Exercise directions: Set down all of the data that follows word for word, without the images.
>> Start Collected material
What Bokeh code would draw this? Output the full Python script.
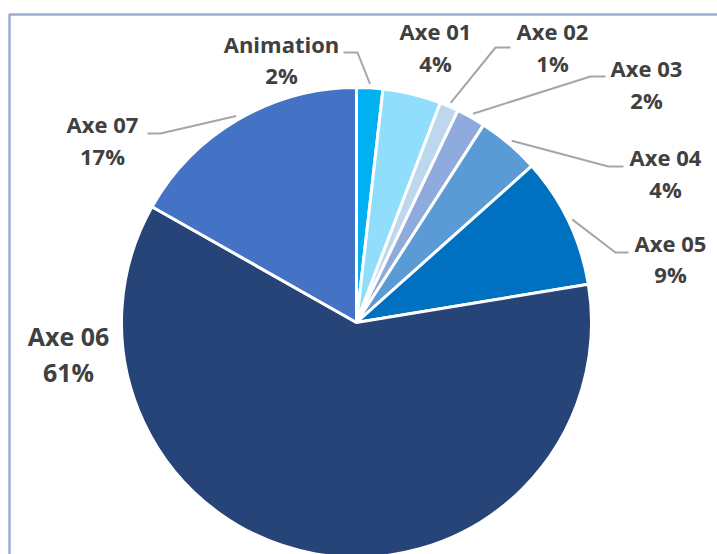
import math
from bokeh.plotting import figure
from bokeh.models import Range1d, ColumnDataSource
from bokeh.core.properties import value
from bokeh.embed import file_html
from bokeh.resources import INLINE

# ---- data ----
categories = ["Animation", "Axe 01", "Axe 02", "Axe 03", "Axe 04", "Axe 05", "Axe 06", "Axe 07"]
shares = [1.8, 4.0, 1.3, 2.0, 4.3, 9.0, 60.8, 16.8]
colors = ["#00B0F0", "#91DEFC", "#BDD7EE", "#8FAADC", "#5B9BD5", "#0070C0", "#264478", "#4472C4"]

# ---- layout (image pixel coordinates) ----
W, H = 717, 554
OX, OY = 0, 0
CX, CY, R = 356, 322, 235
# label anchor (centre x, baseline y of name line), gap to pct line, font size
label_x = [281, 435, 552, 646, 665, 670, 68, 102]
label_y = [43, 30, 30, 67, 156, 242, 335, 123]
label_gap = [31, 32, 32, 32, 32, 31, 36, 32]
label_size = [22, 22, 22, 22, 22, 22, 25, 22]
# leader lines: label-side start point, elbow point (None = no leader)
leader_start = [(343, 52), None, (510, 47), (605, 76), (623, 166), (628, 252), None, (147, 133)]
leader_elbow = [(357, 52), None, (495, 47), (590, 76), (608, 166), (615, 252), None, (160, 133)]
LEADER_R = 239


def Y(py):
    return (OY + H) - py


p = figure(width=W, height=H, output_backend="svg", toolbar_location=None,
           x_range=Range1d(OX, OX + W), y_range=Range1d(0, H),
           min_border=0, outline_line_color=None, background_fill_color="white",
           border_fill_color="white")
p.axis.visible = False
p.grid.visible = False

total = sum(shares)
starts, ends, mids = [], [], []
c = 0.0
for v in shares:
    c0 = c / total
    c += v
    c1 = c / total
    starts.append(math.pi / 2 - 2 * math.pi * c1)
    ends.append(math.pi / 2 - 2 * math.pi * c0)
    mids.append((c0 + c1) / 2)

src = ColumnDataSource(dict(start=starts, end=ends, color=colors, cat=categories))
p.wedge(x=CX, y=Y(CY), radius=R, start_angle="start", end_angle="end",
        fill_color="color", line_color="white", line_width=3, source=src)

# leader lines
for i, m in enumerate(mids):
    if leader_start[i] is None:
        continue
    ang = 2 * math.pi * m
    ex = CX + LEADER_R * math.sin(ang)
    ey = CY - LEADER_R * math.cos(ang)
    xs = [leader_start[i][0], leader_elbow[i][0], ex]
    ys = [Y(leader_start[i][1]), Y(leader_elbow[i][1]), Y(ey)]
    p.line(xs, ys, line_color="#A6A6A6", line_width=2)

# labels
for i, name in enumerate(categories):
    pct = f"{round(shares[i])}%"
    for txt, yy in ((name, label_y[i]), (pct, label_y[i] + label_gap[i])):
        p.text(x=[label_x[i]], y=[Y(yy)], text=[txt], text_align="center",
               text_baseline="alphabetic", text_font=value("Open Sans"),
               text_font_style="bold", text_font_size=f"{label_size[i]}px",
               text_color="#404040")

# chart border (visible top and left edges)
p.line([OX + W, 9, 9], [Y(14), Y(14), 0], line_color="#9AAECD", line_width=2.5)

open("out.html", "w").write(file_html(p, INLINE))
>> End Collected material
Solution for this task:
What Bokeh code would draw this? Output the full Python script.
import math
from bokeh.plotting import figure
from bokeh.models import Range1d, ColumnDataSource
from bokeh.core.properties import value
from bokeh.embed import file_html
from bokeh.resources import INLINE

# ---- data ----
categories = ["Animation", "Axe 01", "Axe 02", "Axe 03", "Axe 04", "Axe 05", "Axe 06", "Axe 07"]
shares = [1.8, 4.0, 1.3, 2.0, 4.3, 9.0, 60.8, 16.8]
colors = ["#00B0F0", "#91DEFC", "#BDD7EE", "#8FAADC", "#5B9BD5", "#0070C0", "#264478", "#4472C4"]

# ---- layout (image pixel coordinates) ----
W, H = 717, 554
OX, OY = 0, 0
CX, CY, R = 356, 322, 235
# label anchor (centre x, baseline y of name line), gap to pct line, font size
label_x = [281, 435, 552, 646, 665, 670, 68, 102]
label_y = [43, 30, 30, 67, 156, 242, 335, 123]
label_gap = [31, 32, 32, 32, 32, 31, 36, 32]
label_size = [22, 22, 22, 22, 22, 22, 25, 22]
# leader lines: label-side start point, elbow point (None = no leader)
leader_start = [(343, 52), None, (510, 47), (605, 76), (623, 166), (628, 252), None, (147, 133)]
leader_elbow = [(357, 52), None, (495, 47), (590, 76), (608, 166), (615, 252), None, (160, 133)]
LEADER_R = 239


def Y(py):
    return (OY + H) - py


p = figure(width=W, height=H, output_backend="svg", toolbar_location=None,
           x_range=Range1d(OX, OX + W), y_range=Range1d(0, H),
           min_border=0, outline_line_color=None, background_fill_color="white",
           border_fill_color="white")
p.axis.visible = False
p.grid.visible = False

total = sum(shares)
starts, ends, mids = [], [], []
c = 0.0
for v in shares:
    c0 = c / total
    c += v
    c1 = c / total
    starts.append(math.pi / 2 - 2 * math.pi * c1)
    ends.append(math.pi / 2 - 2 * math.pi * c0)
    mids.append((c0 + c1) / 2)

src = ColumnDataSource(dict(start=starts, end=ends, color=colors, cat=categories))
p.wedge(x=CX, y=Y(CY), radius=R, start_angle="start", end_angle="end",
        fill_color="color", line_color="white", line_width=3, source=src)

# leader lines
for i, m in enumerate(mids):
    if leader_start[i] is None:
        continue
    ang = 2 * math.pi * m
    ex = CX + LEADER_R * math.sin(ang)
    ey = CY - LEADER_R * math.cos(ang)
    xs = [leader_start[i][0], leader_elbow[i][0], ex]
    ys = [Y(leader_start[i][1]), Y(leader_elbow[i][1]), Y(ey)]
    p.line(xs, ys, line_color="#A6A6A6", line_width=2)

# labels
for i, name in enumerate(categories):
    pct = f"{round(shares[i])}%"
    for txt, yy in ((name, label_y[i]), (pct, label_y[i] + label_gap[i])):
        p.text(x=[label_x[i]], y=[Y(yy)], text=[txt], text_align="center",
               text_baseline="alphabetic", text_font=value("Open Sans"),
               text_font_style="bold", text_font_size=f"{label_size[i]}px",
               text_color="#404040")

# chart border (visible top and left edges)
p.line([OX + W, 9, 9], [Y(14), Y(14), 0], line_color="#9AAECD", line_width=2.5)

open("out.html", "w").write(file_html(p, INLINE))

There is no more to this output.